Albert Schweitzer once said, “Of this I am certain: The only ones among you who will be truly happy are those who have sought and found how to serve.”1 Schweitzer seemed to understand that true and long-lasting happiness comes when we serve others.
One of the greatest challenges we face in band programs today is ensuring that every band room has a competent, enthusiastic band director. We need people who see their desire to be a band director as a “calling” – where they demonstrate their love for kids and want to be a part of their students’ development. The effective band director must be a fine, well-trained musician who loves music and has the ability to explain the importance and the complexity of music, and the relationship of music to the human condition.

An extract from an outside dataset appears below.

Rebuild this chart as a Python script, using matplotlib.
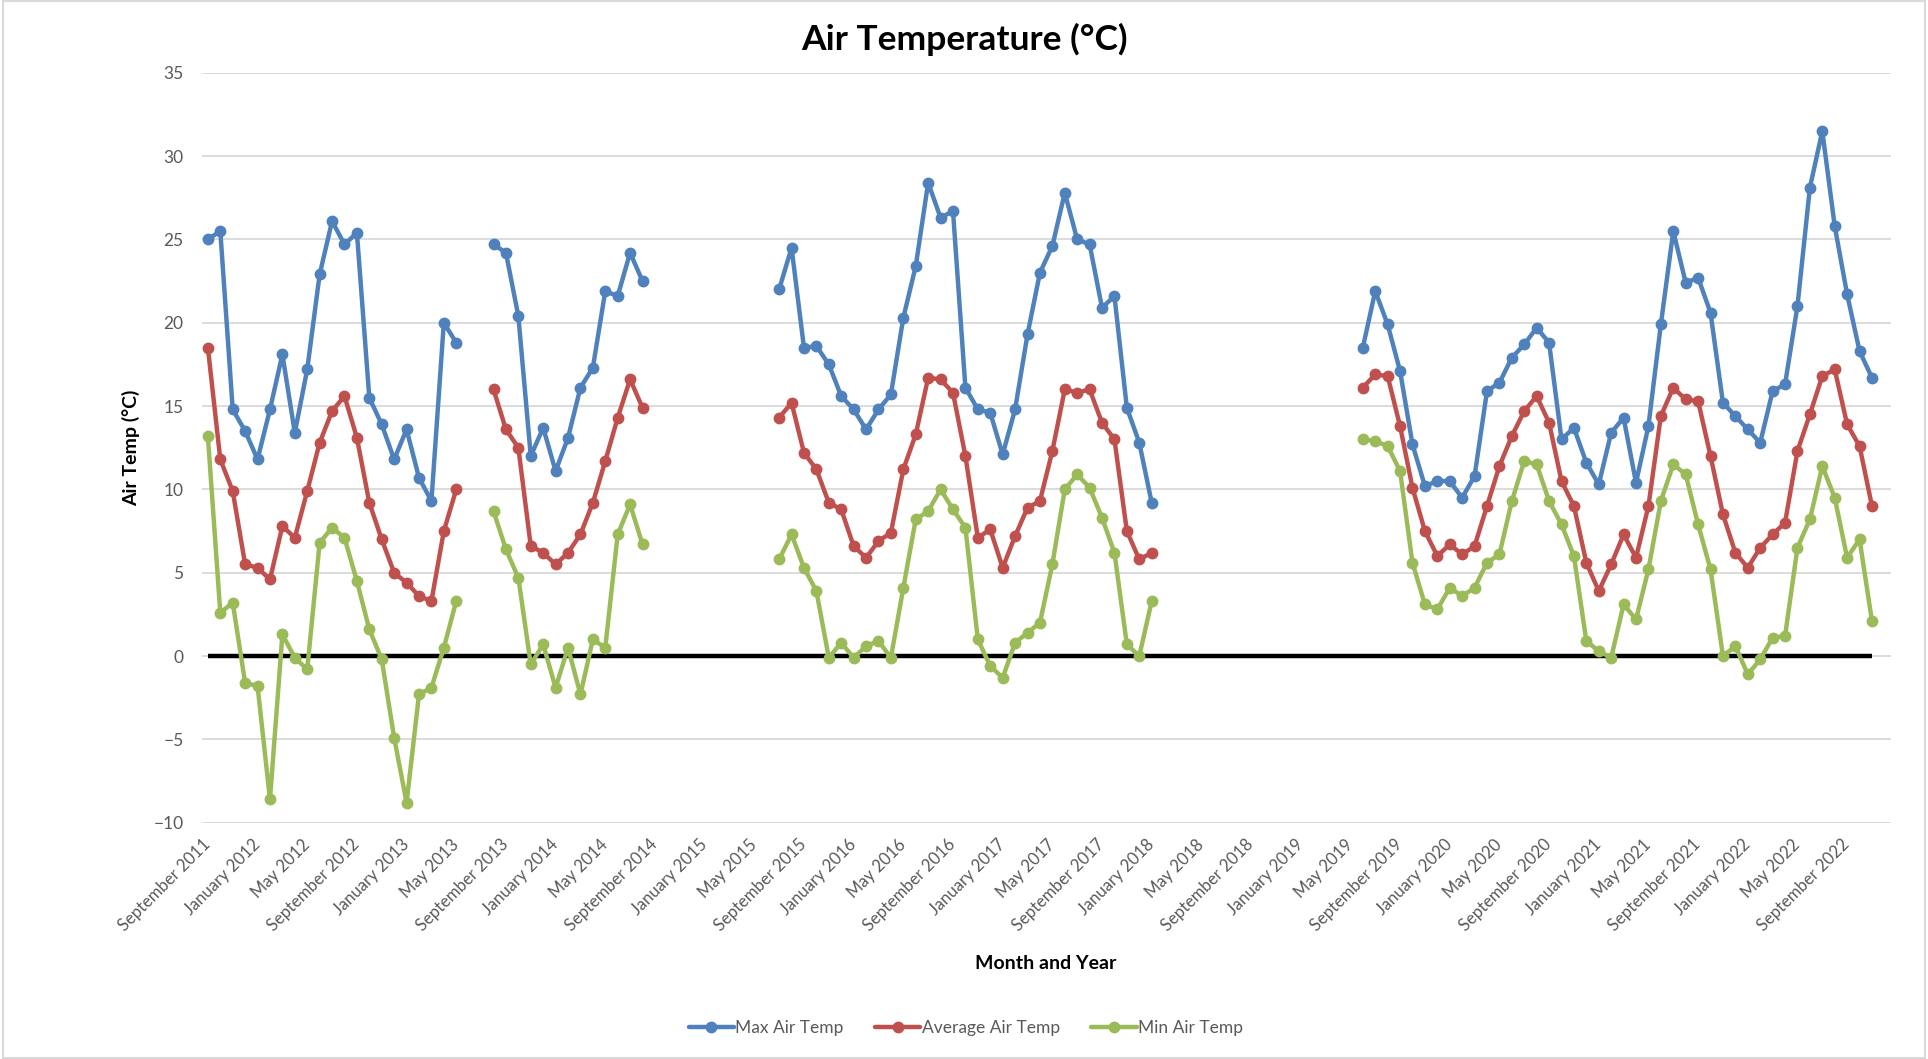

Richard Freed, the distinguished American music critic, annotator, and broadcaster, asked this rhetorical question while delivering a keynote address: “Why is it that our young people get involved with drugs?” He answered his own question by saying,
“While some of our severely disadvantaged kids are facing outright hopelessness, the reason our kids from all economic groups get involved with drugs is that their lives are appallingly empty. Without the stimulation of music and the other arts, they have nothing to fill the thirst all humans, and especially developing adolescents, feel for something to touch them spiritually, to stimulate their productive inquisitiveness and all-around intellectual energy. They may not be able to define or describe the emptiness they feel, but they have dramatic, and all too often very destructive, ways of making it known. For many of today’s kids, performing in a band is their last and only chance of participating in something of value.”2
Not only must we encourage bright and gifted young people to enter this grand and noble profession of band directing, but we must also retain them. MENC reports that a disappointingly large number of new teachers leave the profession before completing five years of teaching. Many leave because they have become disillusioned, unsuccessful, under-appreciated, and unfulfilled.
Perhaps some of those that have become disillusioned, and feel unsuccessful, under-appreciated, and unfulfilled need to re-focus and re-examine their mission and goals. Effective servant-leadership is the discipline of deliberately exercising inspired influence within a group to move toward goals of beneficial permanence that fulfills the group’s real needs. This requires that band directors exercise wisdom. The band director must be able to discern those goals that are long lasting and fulfill the group’s real needs. In short, the band director becomes an effective servant-leader when he or she serves the students in meeting their needs – not wants.
Students, their parents/guardians, and administrators will respond favorably when band directors emphasize excellence over entertainment, and the process as well as the product. By doing so, the band director becomes an effective servant-leader and experiences the joy, satisfaction and happiness that come with serving others.
Work Cited
1 Tim Hansel, Holy Sweat (Waco, TX; Word Books, 1987), 159.
2 Freed, Richard, Keynote Address, Why Band? Why Music? Washington D.C., 1988.